When his current team went off to cram for finals, some critics took note of its 12-0 record and scoffed, pointing out that Texas Western had stayed comfortably at home to beat Eastern New Mexico, East Texas State, Pan-American, Weber State, Fresno State twice, Loyola of New Orleans, Iowa, Tulsa and Seattle. South Dakota and Nevada were beaten on a neutral court. The Miners were sixth in both wire-service polls and, because of mostly easy opposition and no road games, did not deserve to be higher—yet. Back from finals they came to face the first real road opponent, Arizona Stale, which had downed mighty Michigan in a game on the Pacific coast.
"I really do feel this is the best I've ever had," said Haskins, with his Oklahoma-Texas twang. "But right now we're terrible, mostly because of the layoff. Under the circumstances, I'd have to say we will be very lucky to win against Arizona State."

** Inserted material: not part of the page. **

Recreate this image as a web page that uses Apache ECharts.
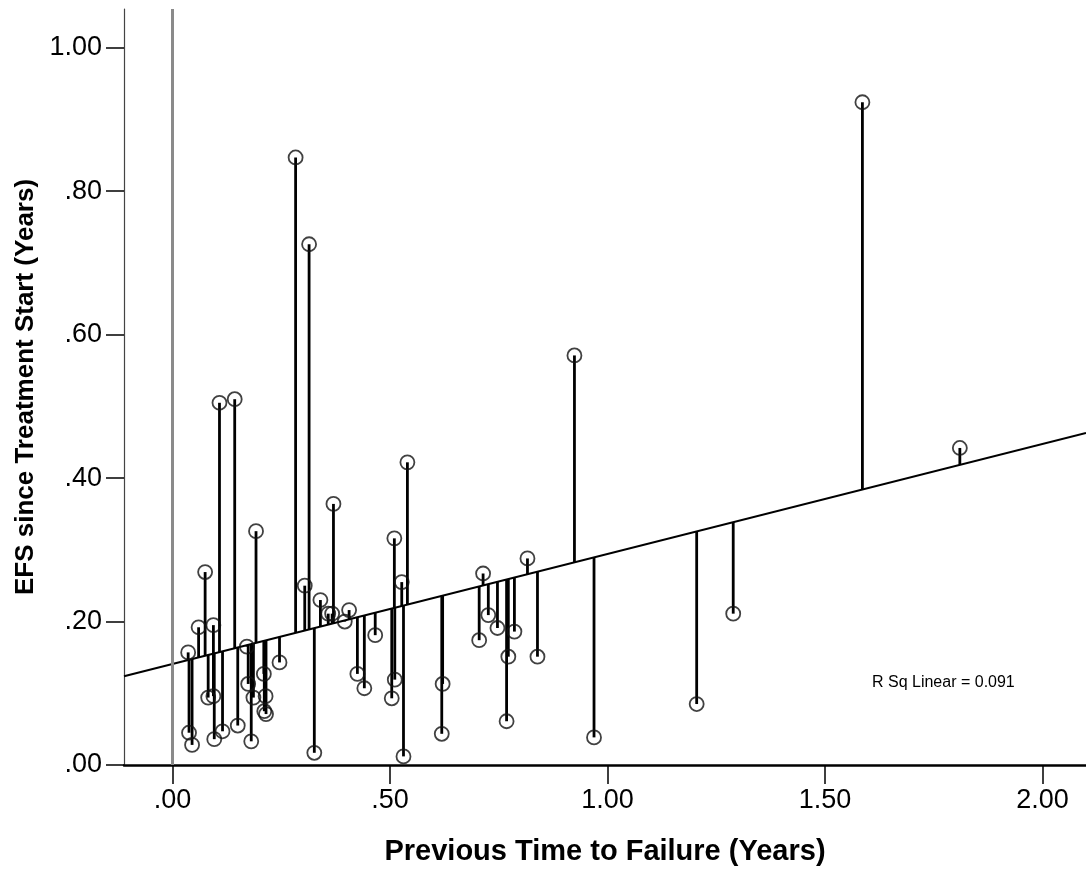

One circumstance Haskins hated was his record in Tempe—no wins in five tries. Rooters in the little Sun Devil gymnasium wanted to continue the tradition. They posted signs saying MINERS MAKE BAD PROSPECTS and SHAFT THE MINERS. Texas Western's Willie Worsley, only 5 feet 6 according to the school sports publicist but 5 feet 9 by his own exaggerated reckoning, entertained the crowd by trying to defy gravity and dunk the ball during warmup drills. He barely missed three times and gave up. One who did it easily was David Lattin, a 6-foot-7, 240-pound sophomore from Houston. Lattin started school at Tennessee State but left for "personal reasons" in his first quarter and showed up at Texas Western. He has the potential to be another Jim Barnes, but he is lazy. ("Bend your back, Lattin, get some character," Haskins screams in practice.) Perhaps he spends too much time on his El Paso FM radio show, The Big D Jazz Session. To punish Big D, Haskins started a less-talented player in Tempe.